** begin GIVEN INFORMATION **

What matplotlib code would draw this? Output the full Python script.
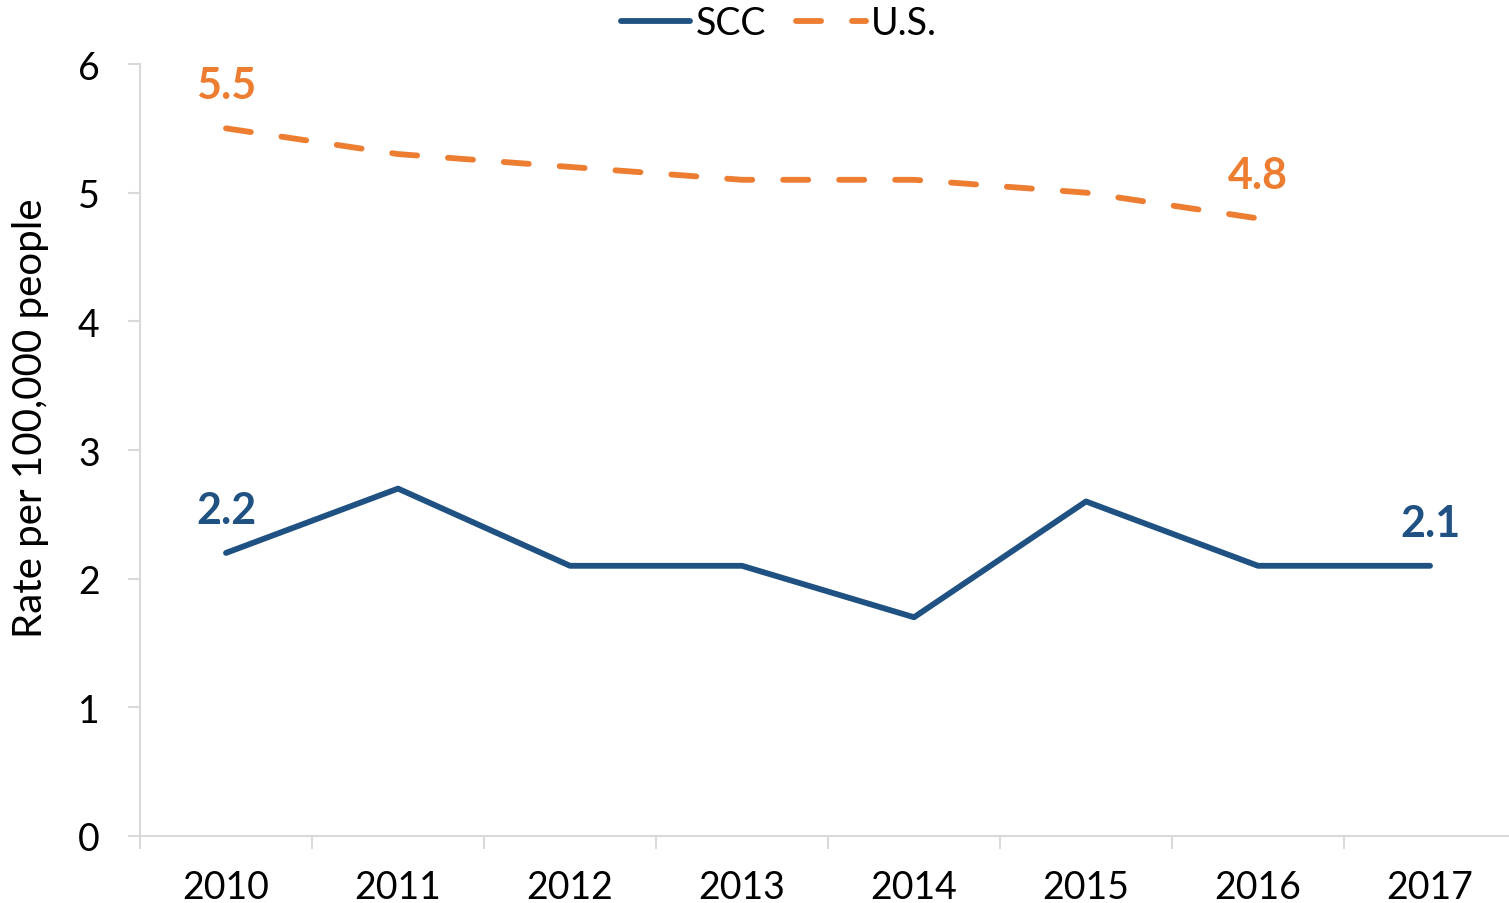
import matplotlib
matplotlib.use("Agg")
import matplotlib.pyplot as plt

years = ["2010", "2011", "2012", "2013", "2014", "2015", "2016", "2017"]
scc = [2.2, 2.7, 2.1, 2.1, 1.7, 2.6, 2.1, 2.1]
us = [5.5, 5.3, 5.2, 5.1, 5.1, 5.0, 4.8, None]
yticks = [0, 1, 2, 3, 4, 5, 6]

blue = "#1F5182"
orange = "#ED7D31"
grey = "#D9D9D9"

plt.rcParams['font.family'] = ['Lato', 'DejaVu Sans']

fig = plt.figure(figsize=(15.09, 9.04), dpi=100)
ax = fig.add_axes([140/1509, 1-837/904, 1376/1509, (837-65)/904])

x = list(range(len(years)))
ax.plot(x, scc, color=blue, lw=4.2, solid_capstyle='round', solid_joinstyle='round', label="SCC")
us_x = [i for i, v in zip(x, us) if v is not None]
us_y = [v for v in us if v is not None]
ax.plot(us_x, us_y, color=orange, lw=4.2, linestyle=(0, (4.3, 5.3)), dash_capstyle='round', label="U.S.")

def lab(i, v, c):
    ax.annotate(f"{v:.1f}", (i, v), xytext=(0, 31), textcoords='offset points',
                ha='center', va='center', color=c, fontsize=31, fontweight='bold')

lab(0, us[0], orange)
lab(6, us[6], orange)
lab(0, scc[0], blue)
lab(7, scc[7], blue)

ax.set_xlim(-0.5, len(years) - 0.5)
ax.set_ylim(0, 6)
ax.set_yticks(yticks)
ax.set_yticklabels([str(t) for t in yticks], fontsize=27)
ax.set_xticks(x)
ax.set_xticklabels(years, fontsize=27)
ax.set_xticks([i - 0.5 for i in range(len(years) + 1)], minor=True)
ax.tick_params(axis='x', which='major', length=0, pad=24)
ax.tick_params(axis='x', which='minor', length=9, width=1.5, color=grey)
ax.tick_params(axis='y', length=9, width=1.5, color=grey, pad=20)
for s in ['top', 'right']:
    ax.spines[s].set_visible(False)
for s in ['left', 'bottom']:
    ax.spines[s].set_color(grey)
    ax.spines[s].set_linewidth(1.5)

ax.set_ylabel("Rate per 100,000 people", fontsize=29)
ax.yaxis.set_label_coords(-0.066, (837-418)/772)

leg = fig.legend(loc='center', bbox_to_anchor=(779/1509, 1-24/904), ncol=2, frameon=False,
                 fontsize=27, handlelength=1.85, handletextpad=0.15, columnspacing=0.8)

fig.savefig("out.png", dpi=100)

** end GIVEN INFORMATION **

* YOUR TASK *
Without the images, write out each line of the data verbatim.

* RESULT FOR THIS EXERCISE *
What matplotlib code would draw this? Output the full Python script.
import matplotlib
matplotlib.use("Agg")
import matplotlib.pyplot as plt

years = ["2010", "2011", "2012", "2013", "2014", "2015", "2016", "2017"]
scc = [2.2, 2.7, 2.1, 2.1, 1.7, 2.6, 2.1, 2.1]
us = [5.5, 5.3, 5.2, 5.1, 5.1, 5.0, 4.8, None]
yticks = [0, 1, 2, 3, 4, 5, 6]

blue = "#1F5182"
orange = "#ED7D31"
grey = "#D9D9D9"

plt.rcParams['font.family'] = ['Lato', 'DejaVu Sans']

fig = plt.figure(figsize=(15.09, 9.04), dpi=100)
ax = fig.add_axes([140/1509, 1-837/904, 1376/1509, (837-65)/904])

x = list(range(len(years)))
ax.plot(x, scc, color=blue, lw=4.2, solid_capstyle='round', solid_joinstyle='round', label="SCC")
us_x = [i for i, v in zip(x, us) if v is not None]
us_y = [v for v in us if v is not None]
ax.plot(us_x, us_y, color=orange, lw=4.2, linestyle=(0, (4.3, 5.3)), dash_capstyle='round', label="U.S.")

def lab(i, v, c):
    ax.annotate(f"{v:.1f}", (i, v), xytext=(0, 31), textcoords='offset points',
                ha='center', va='center', color=c, fontsize=31, fontweight='bold')

lab(0, us[0], orange)
lab(6, us[6], orange)
lab(0, scc[0], blue)
lab(7, scc[7], blue)

ax.set_xlim(-0.5, len(years) - 0.5)
ax.set_ylim(0, 6)
ax.set_yticks(yticks)
ax.set_yticklabels([str(t) for t in yticks], fontsize=27)
ax.set_xticks(x)
ax.set_xticklabels(years, fontsize=27)
ax.set_xticks([i - 0.5 for i in range(len(years) + 1)], minor=True)
ax.tick_params(axis='x', which='major', length=0, pad=24)
ax.tick_params(axis='x', which='minor', length=9, width=1.5, color=grey)
ax.tick_params(axis='y', length=9, width=1.5, color=grey, pad=20)
for s in ['top', 'right']:
    ax.spines[s].set_visible(False)
for s in ['left', 'bottom']:
    ax.spines[s].set_color(grey)
    ax.spines[s].set_linewidth(1.5)

ax.set_ylabel("Rate per 100,000 people", fontsize=29)
ax.yaxis.set_label_coords(-0.066, (837-418)/772)

leg = fig.legend(loc='center', bbox_to_anchor=(779/1509, 1-24/904), ncol=2, frameon=False,
                 fontsize=27, handlelength=1.85, handletextpad=0.15, columnspacing=0.8)

fig.savefig("out.png", dpi=100)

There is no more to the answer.